Exclude the pictures and reproduce the remaining data exactly as written.

>> Start GIVEN DATA

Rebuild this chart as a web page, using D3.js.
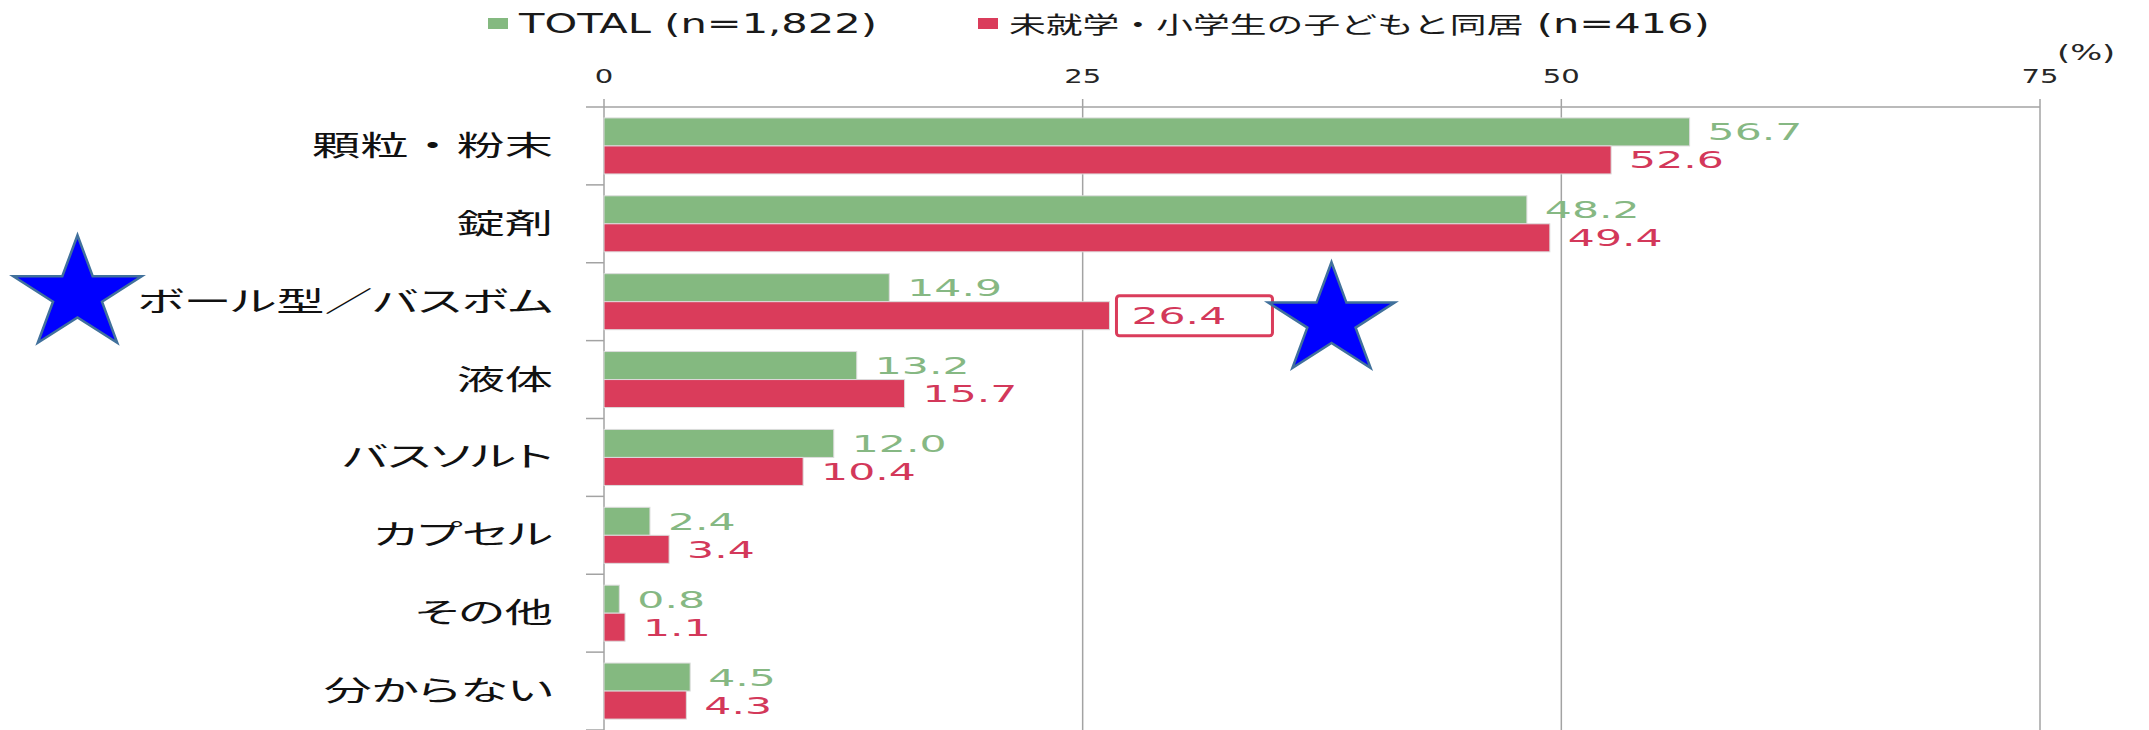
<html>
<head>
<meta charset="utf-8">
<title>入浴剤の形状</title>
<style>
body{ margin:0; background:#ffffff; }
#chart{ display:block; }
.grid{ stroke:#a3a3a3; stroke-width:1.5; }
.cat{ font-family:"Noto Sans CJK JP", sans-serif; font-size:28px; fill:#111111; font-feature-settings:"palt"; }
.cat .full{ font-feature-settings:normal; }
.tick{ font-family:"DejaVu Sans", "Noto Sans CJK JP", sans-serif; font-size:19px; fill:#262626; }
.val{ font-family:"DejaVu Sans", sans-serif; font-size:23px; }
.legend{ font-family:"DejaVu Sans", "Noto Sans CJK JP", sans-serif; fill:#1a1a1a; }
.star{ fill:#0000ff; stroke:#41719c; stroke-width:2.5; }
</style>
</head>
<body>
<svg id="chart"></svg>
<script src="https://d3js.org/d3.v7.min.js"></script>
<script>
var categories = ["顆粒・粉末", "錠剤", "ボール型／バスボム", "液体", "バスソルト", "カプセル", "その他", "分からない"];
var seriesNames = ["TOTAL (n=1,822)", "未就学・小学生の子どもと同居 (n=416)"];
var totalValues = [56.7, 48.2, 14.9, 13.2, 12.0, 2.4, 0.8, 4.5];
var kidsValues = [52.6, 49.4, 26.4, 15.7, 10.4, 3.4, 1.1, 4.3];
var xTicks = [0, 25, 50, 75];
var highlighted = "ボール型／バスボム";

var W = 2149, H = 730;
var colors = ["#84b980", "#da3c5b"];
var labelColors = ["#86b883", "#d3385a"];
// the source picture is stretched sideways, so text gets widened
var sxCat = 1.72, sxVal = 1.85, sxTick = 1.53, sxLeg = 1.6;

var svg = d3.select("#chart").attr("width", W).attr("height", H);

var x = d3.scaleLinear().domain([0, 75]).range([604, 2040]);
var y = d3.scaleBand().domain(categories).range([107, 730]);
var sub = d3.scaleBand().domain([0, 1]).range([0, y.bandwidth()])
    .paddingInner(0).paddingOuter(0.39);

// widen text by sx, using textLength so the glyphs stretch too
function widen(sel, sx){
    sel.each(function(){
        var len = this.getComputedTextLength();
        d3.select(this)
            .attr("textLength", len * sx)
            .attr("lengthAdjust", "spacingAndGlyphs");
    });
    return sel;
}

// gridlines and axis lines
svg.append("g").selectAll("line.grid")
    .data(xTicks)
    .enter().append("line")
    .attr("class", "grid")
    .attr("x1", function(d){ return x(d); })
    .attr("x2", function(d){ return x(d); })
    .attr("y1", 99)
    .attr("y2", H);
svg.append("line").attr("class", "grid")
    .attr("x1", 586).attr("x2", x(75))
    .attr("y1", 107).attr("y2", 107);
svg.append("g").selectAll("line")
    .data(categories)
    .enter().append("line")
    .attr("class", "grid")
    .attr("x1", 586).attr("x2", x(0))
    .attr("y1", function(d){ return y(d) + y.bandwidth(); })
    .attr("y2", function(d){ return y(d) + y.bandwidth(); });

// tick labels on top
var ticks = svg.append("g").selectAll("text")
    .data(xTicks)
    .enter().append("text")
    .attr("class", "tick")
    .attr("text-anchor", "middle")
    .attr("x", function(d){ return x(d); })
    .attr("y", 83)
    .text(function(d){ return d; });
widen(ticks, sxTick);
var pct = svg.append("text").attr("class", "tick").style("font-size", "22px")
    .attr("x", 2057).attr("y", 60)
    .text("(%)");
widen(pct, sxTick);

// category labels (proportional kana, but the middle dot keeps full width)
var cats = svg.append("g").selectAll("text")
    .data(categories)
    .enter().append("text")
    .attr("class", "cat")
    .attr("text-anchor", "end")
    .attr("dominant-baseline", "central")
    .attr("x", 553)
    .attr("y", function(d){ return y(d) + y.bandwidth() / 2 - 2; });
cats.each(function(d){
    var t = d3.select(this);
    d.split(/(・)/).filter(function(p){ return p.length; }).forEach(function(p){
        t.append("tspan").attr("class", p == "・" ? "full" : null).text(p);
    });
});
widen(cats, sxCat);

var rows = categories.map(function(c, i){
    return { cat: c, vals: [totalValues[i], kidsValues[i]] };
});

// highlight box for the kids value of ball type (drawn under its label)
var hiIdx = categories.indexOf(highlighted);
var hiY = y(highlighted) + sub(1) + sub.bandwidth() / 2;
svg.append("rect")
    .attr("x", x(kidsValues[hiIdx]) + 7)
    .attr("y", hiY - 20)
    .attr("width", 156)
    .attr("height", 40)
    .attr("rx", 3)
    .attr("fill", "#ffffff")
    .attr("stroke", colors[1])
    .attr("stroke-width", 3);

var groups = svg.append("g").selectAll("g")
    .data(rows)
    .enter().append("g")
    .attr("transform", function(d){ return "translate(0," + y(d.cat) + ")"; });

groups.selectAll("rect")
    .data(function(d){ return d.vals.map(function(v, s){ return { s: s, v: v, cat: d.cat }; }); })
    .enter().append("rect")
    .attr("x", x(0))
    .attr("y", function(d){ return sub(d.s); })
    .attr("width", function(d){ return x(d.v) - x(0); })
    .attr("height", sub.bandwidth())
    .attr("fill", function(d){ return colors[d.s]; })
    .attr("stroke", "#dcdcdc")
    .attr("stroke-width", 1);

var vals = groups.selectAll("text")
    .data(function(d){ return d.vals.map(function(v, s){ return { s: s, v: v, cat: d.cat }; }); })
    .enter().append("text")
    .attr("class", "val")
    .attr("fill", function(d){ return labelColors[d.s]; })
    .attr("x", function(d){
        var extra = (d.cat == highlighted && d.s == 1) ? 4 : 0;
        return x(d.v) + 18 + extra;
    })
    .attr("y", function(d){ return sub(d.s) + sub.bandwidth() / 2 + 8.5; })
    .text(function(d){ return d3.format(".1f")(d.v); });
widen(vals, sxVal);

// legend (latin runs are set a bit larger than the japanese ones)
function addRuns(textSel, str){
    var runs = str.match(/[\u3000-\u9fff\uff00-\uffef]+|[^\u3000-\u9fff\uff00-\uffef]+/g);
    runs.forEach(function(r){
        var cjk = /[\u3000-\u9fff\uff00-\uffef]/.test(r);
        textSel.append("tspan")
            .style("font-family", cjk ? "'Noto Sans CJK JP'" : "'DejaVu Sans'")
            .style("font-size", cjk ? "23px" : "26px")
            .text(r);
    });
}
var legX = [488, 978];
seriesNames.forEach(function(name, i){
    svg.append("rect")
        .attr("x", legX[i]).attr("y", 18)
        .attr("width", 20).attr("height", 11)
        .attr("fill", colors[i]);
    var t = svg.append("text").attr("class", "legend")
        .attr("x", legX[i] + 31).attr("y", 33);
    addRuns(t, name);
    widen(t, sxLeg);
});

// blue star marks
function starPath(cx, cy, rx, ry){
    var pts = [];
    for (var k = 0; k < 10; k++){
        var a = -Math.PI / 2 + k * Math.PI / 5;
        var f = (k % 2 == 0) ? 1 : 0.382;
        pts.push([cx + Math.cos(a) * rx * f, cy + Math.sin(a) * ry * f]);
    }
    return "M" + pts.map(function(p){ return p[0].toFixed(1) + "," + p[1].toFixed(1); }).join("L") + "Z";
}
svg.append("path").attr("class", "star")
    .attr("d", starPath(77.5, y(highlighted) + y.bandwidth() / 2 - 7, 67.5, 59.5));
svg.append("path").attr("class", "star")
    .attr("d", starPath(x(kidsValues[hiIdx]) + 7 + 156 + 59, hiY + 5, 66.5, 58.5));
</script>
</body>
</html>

>> End GIVEN DATA

**TASK ANSWER:**
Rebuild this chart as a web page, using D3.js.
<html>
<head>
<meta charset="utf-8">
<title>入浴剤の形状</title>
<style>
body{ margin:0; background:#ffffff; }
#chart{ display:block; }
.grid{ stroke:#a3a3a3; stroke-width:1.5; }
.cat{ font-family:"Noto Sans CJK JP", sans-serif; font-size:28px; fill:#111111; font-feature-settings:"palt"; }
.cat .full{ font-feature-settings:normal; }
.tick{ font-family:"DejaVu Sans", "Noto Sans CJK JP", sans-serif; font-size:19px; fill:#262626; }
.val{ font-family:"DejaVu Sans", sans-serif; font-size:23px; }
.legend{ font-family:"DejaVu Sans", "Noto Sans CJK JP", sans-serif; fill:#1a1a1a; }
.star{ fill:#0000ff; stroke:#41719c; stroke-width:2.5; }
</style>
</head>
<body>
<svg id="chart"></svg>
<script src="https://d3js.org/d3.v7.min.js"></script>
<script>
var categories = ["顆粒・粉末", "錠剤", "ボール型／バスボム", "液体", "バスソルト", "カプセル", "その他", "分からない"];
var seriesNames = ["TOTAL (n=1,822)", "未就学・小学生の子どもと同居 (n=416)"];
var totalValues = [56.7, 48.2, 14.9, 13.2, 12.0, 2.4, 0.8, 4.5];
var kidsValues = [52.6, 49.4, 26.4, 15.7, 10.4, 3.4, 1.1, 4.3];
var xTicks = [0, 25, 50, 75];
var highlighted = "ボール型／バスボム";

var W = 2149, H = 730;
var colors = ["#84b980", "#da3c5b"];
var labelColors = ["#86b883", "#d3385a"];
// the source picture is stretched sideways, so text gets widened
var sxCat = 1.72, sxVal = 1.85, sxTick = 1.53, sxLeg = 1.6;

var svg = d3.select("#chart").attr("width", W).attr("height", H);

var x = d3.scaleLinear().domain([0, 75]).range([604, 2040]);
var y = d3.scaleBand().domain(categories).range([107, 730]);
var sub = d3.scaleBand().domain([0, 1]).range([0, y.bandwidth()])
    .paddingInner(0).paddingOuter(0.39);

// widen text by sx, using textLength so the glyphs stretch too
function widen(sel, sx){
    sel.each(function(){
        var len = this.getComputedTextLength();
        d3.select(this)
            .attr("textLength", len * sx)
            .attr("lengthAdjust", "spacingAndGlyphs");
    });
    return sel;
}

// gridlines and axis lines
svg.append("g").selectAll("line.grid")
    .data(xTicks)
    .enter().append("line")
    .attr("class", "grid")
    .attr("x1", function(d){ return x(d); })
    .attr("x2", function(d){ return x(d); })
    .attr("y1", 99)
    .attr("y2", H);
svg.append("line").attr("class", "grid")
    .attr("x1", 586).attr("x2", x(75))
    .attr("y1", 107).attr("y2", 107);
svg.append("g").selectAll("line")
    .data(categories)
    .enter().append("line")
    .attr("class", "grid")
    .attr("x1", 586).attr("x2", x(0))
    .attr("y1", function(d){ return y(d) + y.bandwidth(); })
    .attr("y2", function(d){ return y(d) + y.bandwidth(); });

// tick labels on top
var ticks = svg.append("g").selectAll("text")
    .data(xTicks)
    .enter().append("text")
    .attr("class", "tick")
    .attr("text-anchor", "middle")
    .attr("x", function(d){ return x(d); })
    .attr("y", 83)
    .text(function(d){ return d; });
widen(ticks, sxTick);
var pct = svg.append("text").attr("class", "tick").style("font-size", "22px")
    .attr("x", 2057).attr("y", 60)
    .text("(%)");
widen(pct, sxTick);

// category labels (proportional kana, but the middle dot keeps full width)
var cats = svg.append("g").selectAll("text")
    .data(categories)
    .enter().append("text")
    .attr("class", "cat")
    .attr("text-anchor", "end")
    .attr("dominant-baseline", "central")
    .attr("x", 553)
    .attr("y", function(d){ return y(d) + y.bandwidth() / 2 - 2; });
cats.each(function(d){
    var t = d3.select(this);
    d.split(/(・)/).filter(function(p){ return p.length; }).forEach(function(p){
        t.append("tspan").attr("class", p == "・" ? "full" : null).text(p);
    });
});
widen(cats, sxCat);

var rows = categories.map(function(c, i){
    return { cat: c, vals: [totalValues[i], kidsValues[i]] };
});

// highlight box for the kids value of ball type (drawn under its label)
var hiIdx = categories.indexOf(highlighted);
var hiY = y(highlighted) + sub(1) + sub.bandwidth() / 2;
svg.append("rect")
    .attr("x", x(kidsValues[hiIdx]) + 7)
    .attr("y", hiY - 20)
    .attr("width", 156)
    .attr("height", 40)
    .attr("rx", 3)
    .attr("fill", "#ffffff")
    .attr("stroke", colors[1])
    .attr("stroke-width", 3);

var groups = svg.append("g").selectAll("g")
    .data(rows)
    .enter().append("g")
    .attr("transform", function(d){ return "translate(0," + y(d.cat) + ")"; });

groups.selectAll("rect")
    .data(function(d){ return d.vals.map(function(v, s){ return { s: s, v: v, cat: d.cat }; }); })
    .enter().append("rect")
    .attr("x", x(0))
    .attr("y", function(d){ return sub(d.s); })
    .attr("width", function(d){ return x(d.v) - x(0); })
    .attr("height", sub.bandwidth())
    .attr("fill", function(d){ return colors[d.s]; })
    .attr("stroke", "#dcdcdc")
    .attr("stroke-width", 1);

var vals = groups.selectAll("text")
    .data(function(d){ return d.vals.map(function(v, s){ return { s: s, v: v, cat: d.cat }; }); })
    .enter().append("text")
    .attr("class", "val")
    .attr("fill", function(d){ return labelColors[d.s]; })
    .attr("x", function(d){
        var extra = (d.cat == highlighted && d.s == 1) ? 4 : 0;
        return x(d.v) + 18 + extra;
    })
    .attr("y", function(d){ return sub(d.s) + sub.bandwidth() / 2 + 8.5; })
    .text(function(d){ return d3.format(".1f")(d.v); });
widen(vals, sxVal);

// legend (latin runs are set a bit larger than the japanese ones)
function addRuns(textSel, str){
    var runs = str.match(/[\u3000-\u9fff\uff00-\uffef]+|[^\u3000-\u9fff\uff00-\uffef]+/g);
    runs.forEach(function(r){
        var cjk = /[\u3000-\u9fff\uff00-\uffef]/.test(r);
        textSel.append("tspan")
            .style("font-family", cjk ? "'Noto Sans CJK JP'" : "'DejaVu Sans'")
            .style("font-size", cjk ? "23px" : "26px")
            .text(r);
    });
}
var legX = [488, 978];
seriesNames.forEach(function(name, i){
    svg.append("rect")
        .attr("x", legX[i]).attr("y", 18)
        .attr("width", 20).attr("height", 11)
        .attr("fill", colors[i]);
    var t = svg.append("text").attr("class", "legend")
        .attr("x", legX[i] + 31).attr("y", 33);
    addRuns(t, name);
    widen(t, sxLeg);
});

// blue star marks
function starPath(cx, cy, rx, ry){
    var pts = [];
    for (var k = 0; k < 10; k++){
        var a = -Math.PI / 2 + k * Math.PI / 5;
        var f = (k % 2 == 0) ? 1 : 0.382;
        pts.push([cx + Math.cos(a) * rx * f, cy + Math.sin(a) * ry * f]);
    }
    return "M" + pts.map(function(p){ return p[0].toFixed(1) + "," + p[1].toFixed(1); }).join("L") + "Z";
}
svg.append("path").attr("class", "star")
    .attr("d", starPath(77.5, y(highlighted) + y.bandwidth() / 2 - 7, 67.5, 59.5));
svg.append("path").attr("class", "star")
    .attr("d", starPath(x(kidsValues[hiIdx]) + 7 + 156 + 59, hiY + 5, 66.5, 58.5));
</script>
</body>
</html>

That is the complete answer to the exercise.